Stars like Ross 128 move ever so slightly because of the gravitational tug of nearby objects. These tiny movements can be seen as changes in a star’s light spectrum; when the star moves toward an observer—in this case, the HARPS instrument—its light looks slightly bluer, and when it moves away, it turns redder. If these shifts occur in regular patterns, that means there’s an exoplanet lurking. Astronomers can analyze this information to determine some of the planet’s properties. Nicola Astudillo-Defru, an astronomer at the University of Geneva and Bonfils’s coauthor, said he reacted with “a big wow” when the data showed a rocky and temperate world. “I feel so excited that I mailed Xavier minutes later with a clear URGENT in the subject,” he said in an email.

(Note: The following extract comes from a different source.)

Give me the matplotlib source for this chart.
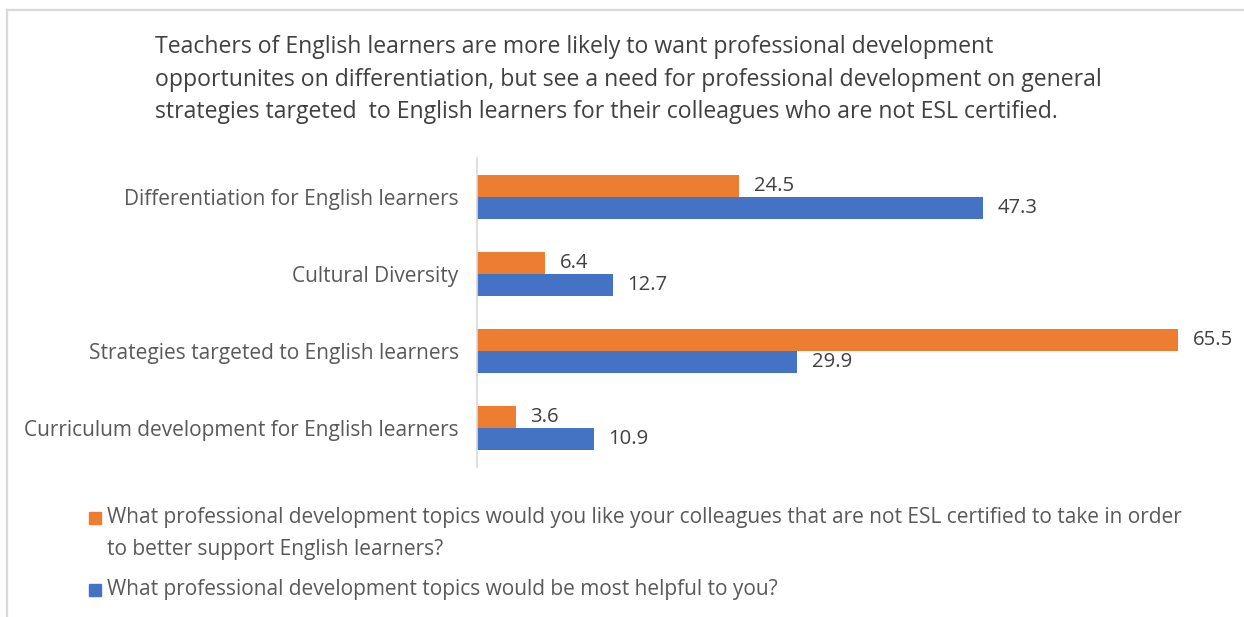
import matplotlib
matplotlib.use("Agg")
import matplotlib.pyplot as plt
from matplotlib.lines import Line2D
from matplotlib.patches import Rectangle

# Survey topics (top to bottom) and the share of respondents choosing each
categories = [
    "Differentiation for English learners",
    "Cultural Diversity",
    "Strategies targeted to English learners",
    "Curriculum development for English learners",
]
colleagues_values = [24.5, 6.4, 65.5, 3.6]
helpful_values = [47.3, 12.7, 29.9, 10.9]

series_labels = [
    ["What professional development topics would you like your colleagues that are not ESL certified to take in order",
     "to better support English learners?"],
    ["What professional development topics would be most helpful to you?"],
]
title_lines = [
    "Teachers of English learners are more likely to want professional development",
    "opportunites on differentiation, but see a need for professional development on general",
    "strategies targeted  to English learners for their colleagues who are not ESL certified.",
]

ORANGE = "#ED7D31"
BLUE = "#4472C4"
TEXT = "#595959"
TITLE = "#404040"
GRID = "#D9D9D9"

plt.rcParams["font.family"] = ["Open Sans", "DejaVu Sans"]

W, H = 1244, 617
fig = plt.figure(figsize=(W / 100, H / 100), dpi=100)
fig.patch.set_facecolor("white")


def fx(px):
    return px / W


def fy(py):
    return 1 - py / H


# light frame along the top and left edges
fig.add_artist(Line2D([fx(7), 1], [fy(9.5), fy(9.5)], color=GRID, lw=1.6, transform=fig.transFigure))
fig.add_artist(Line2D([fx(7.5), fx(7.5)], [fy(9.5), 0], color=GRID, lw=1.6, transform=fig.transFigure))

# title, one line at a time
for i, line in enumerate(title_lines):
    fig.text(fx(155), fy(47 + 32.5 * i), line, fontsize=16.6, color=TITLE, ha="left", va="center")

ax = fig.add_axes([fx(477), fy(467), fx(749), 309 / H])
n = len(categories)
pos = list(range(n))
bh = 0.285
b1 = ax.barh([p - bh / 2 for p in pos], colleagues_values, height=bh, color=ORANGE)
b2 = ax.barh([p + bh / 2 for p in pos], helpful_values, height=bh, color=BLUE)

for bars, vals in ((b1, colleagues_values), (b2, helpful_values)):
    for rect, v in zip(bars, vals):
        ax.annotate(f"{v:.1f}", xy=(v, rect.get_y() + rect.get_height() / 2),
                    xytext=(10.5, 0), textcoords="offset points",
                    ha="left", va="center", fontsize=14.6, color=TITLE)

ax.set_xlim(0, 70)
ax.set_ylim(n - 0.5, -0.5)
ax.set_yticks(pos)
ax.set_yticklabels(categories, fontsize=15, color=TEXT)
ax.tick_params(axis="y", length=0, pad=13.2)
ax.set_xticks([])
for side in ("top", "right", "bottom"):
    ax.spines[side].set_visible(False)
ax.spines["left"].set_color(GRID)
ax.spines["left"].set_linewidth(1.2)

# legend below the plot: swatch beside the first line of each entry
legend_rows = [(b1.patches[0].get_facecolor(), series_labels[0], 518),
               (b2.patches[0].get_facecolor(), series_labels[1], 590)]
for color, lines, cy in legend_rows:
    fig.add_artist(Rectangle((fx(89), fy(cy + 6)), fx(12), 12 / H, color=color, transform=fig.transFigure))
    for j, line in enumerate(lines):
        fig.text(fx(107), fy(cy + 31 * j), line, fontsize=15, color=TEXT, ha="left", va="center")

fig.savefig("out.png", dpi=100, facecolor="white")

Astronomers say Ross 128 b completes an orbit around its star every 9.9 days. They estimate the exoplanet has an equilibrium temperature somewhere between -60 degrees and 20 degrees Celsius (-76 degrees to 68 degrees Fahrenheit).

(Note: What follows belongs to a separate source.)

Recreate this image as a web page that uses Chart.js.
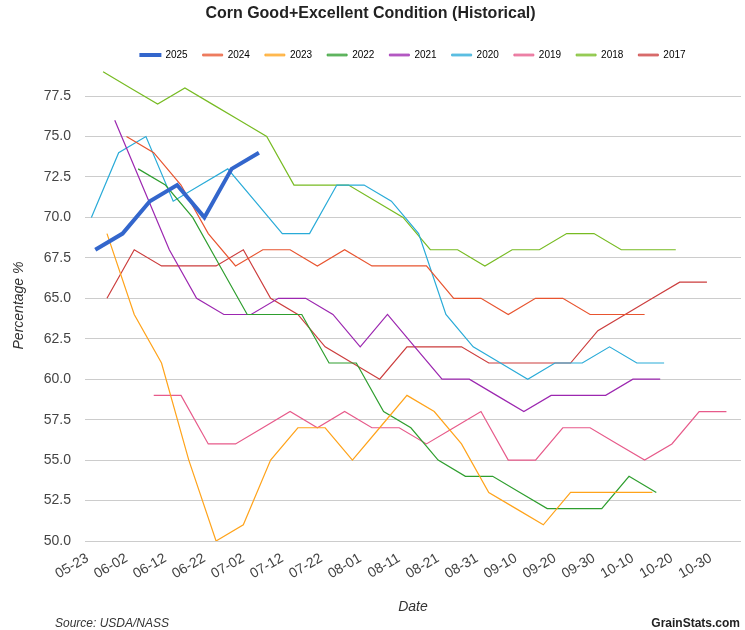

Astronomers don’t know whether Ross 128 b resides in its star system’s habitable zone, that sweet spot where temperatures are just right for liquid water to pool on the surface of a rocky world. But they’re still hopeful that it might be able to support life. Red dwarfs like Ross 128 are dimmer than sun-like stars, emitting infrared instead of visible light. So while Ross 128 orbits 20 times closer to its star than the Earth does to the sun, the exoplanet receives only 1.38 times more stellar radiation than Earth. Bonfils said Ross 128 is “quieter” than other red dwarfs, like Proxima Centauri, which can unleash flares that bathe orbiting planets in ultraviolet and X-ray radiation.

“Some even think that the atmosphere can erode, can evaporate, due to these activities,” Bonfils said. The quiet nature of Ross 128 may have created a comfortable cosmic environment for life on the exoplanet to take hold, despite its planet’s close proximity to the star.

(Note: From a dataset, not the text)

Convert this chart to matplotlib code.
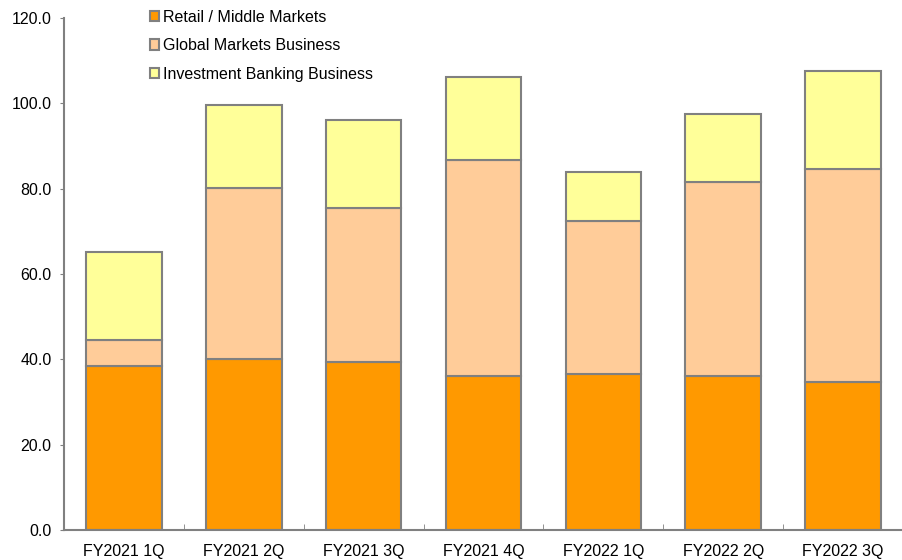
import matplotlib.pyplot as plt
import numpy as np

categories = ["FY2021 1Q", "FY2021 2Q", "FY2021 3Q", "FY2021 4Q",
              "FY2022 1Q", "FY2022 2Q", "FY2022 3Q"]
retail = [38.5, 40.1, 39.4, 36.1, 36.6, 36.0, 34.6]
global_mkts = [6.0, 40.0, 36.1, 50.6, 35.9, 45.5, 49.9]
ib = [20.6, 19.5, 20.6, 19.5, 11.5, 16.1, 23.1]

plt.rcParams['font.family'] = ['Liberation Sans', 'DejaVu Sans']

fig = plt.figure(figsize=(9.03, 5.6), dpi=100)
ax = fig.add_axes([0.0709, 0.0536, 0.9291, 0.9143])

x = np.arange(len(categories))
w = 0.63
edge = "#808080"
b1 = ax.bar(x, retail, w, color="#FF9900", edgecolor=edge, linewidth=1.5,
            label="Retail / Middle Markets")
b2 = ax.bar(x, global_mkts, w, bottom=retail, color="#FFCC99", edgecolor=edge,
            linewidth=1.5, label="Global Markets Business")
b3 = ax.bar(x, ib, w, bottom=np.array(retail) + np.array(global_mkts),
            color="#FFFF99", edgecolor=edge, linewidth=1.5,
            label="Investment Banking Business")

ax.set_xlim(-0.5, len(categories) - 0.5)
ax.set_ylim(0, 120)
ax.set_yticks(np.arange(0, 121, 20))
ax.set_yticklabels([f"{v:.1f}" for v in np.arange(0, 121, 20)], fontsize=11.5)
ax.set_xticks(x)
ax.set_xticklabels(categories, fontsize=11.5)
ax.tick_params(axis="x", length=0, pad=10)
ax.set_xticks(np.arange(0.5, len(categories) - 0.5), minor=True)
ax.tick_params(axis="x", which="minor", direction="in", length=4, color=edge)
ax.tick_params(axis="y", direction="out", length=3, color=edge, pad=6)

for s in ["top", "right"]:
    ax.spines[s].set_visible(False)
for s in ["left", "bottom"]:
    ax.spines[s].set_color(edge)
    ax.spines[s].set_linewidth(1.5)

leg = fig.legend(handles=[b1, b2, b3], loc="upper left",
                 bbox_to_anchor=(0.166, 0.983), frameon=False, fontsize=11.5,
                 handlelength=0.6, handleheight=0.6, handletextpad=0.2,
                 labelspacing=0.85, borderaxespad=0, borderpad=0)

fig.savefig("out.png", dpi=100)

Ross 128 popped into headlines in July of this year, when astronomers at the Arecibo Observatory in Puerto Rico said they had detected a mysterious radio transmission coming from the star for about 10 minutes in mid-May. Stars can emit electromagnetic radiation in the form of radio waves, but this signal was recorded at a frequency scientists hadn’t seen before in red dwarfs. Arecibo and other telescopes quickly trained their eyes on Ross 128 for more observations, but the transmission never appeared again. The astronomers entertained several possible explanations, including—much to the internet’s delight—extraterrestrials. They eventually said the signal probably came from one or more geostationary satellites. But the discovery of an Earth-sized exoplanet around the star could restart some of that conversation.

“We are considering additional follow-up in light of the new discovery at radio and optical wavelengths,” said Andrew Siemion, the director of the Berkeley SETI Research Center who runs the Breakthrough Listen Initiative, aimed at finding evidence of extraterrestrial civilizations. The Breakthrough Listen team helped Arecibo astronomers observe Ross 128 this spring. “Nearby exoplanets are particularly exciting from a SETI perspective as they permit us to search for and potentially detect much weaker signals than from more distant targets.”

While Ross 128 is, in cosmic terms, just down the street from us, it would take a spaceship traveling at the speed of light 11 years to reach it. Humans, at least the kind Earth has today, will never reach their stellar neighbor. But they can get a closer look. In the next decade, powerful telescopes like ESO’s Extremely Large Telescope will be able to sniff out the atmospheres of distant exoplanets like Ross 128 b for hints of biomarkers like oxygen. This technology will usher in a new era in the search for exoplanets, in which astronomers learn not only that more are out there—and certainly, more are—but discover what they’re truly made of. The detection of life-giving molecules in the atmosphere of a distant world will be a momentous occasion. Perhaps thousands of those discoveries, on many worlds, will follow. Perhaps someday, that will start to become routine, too.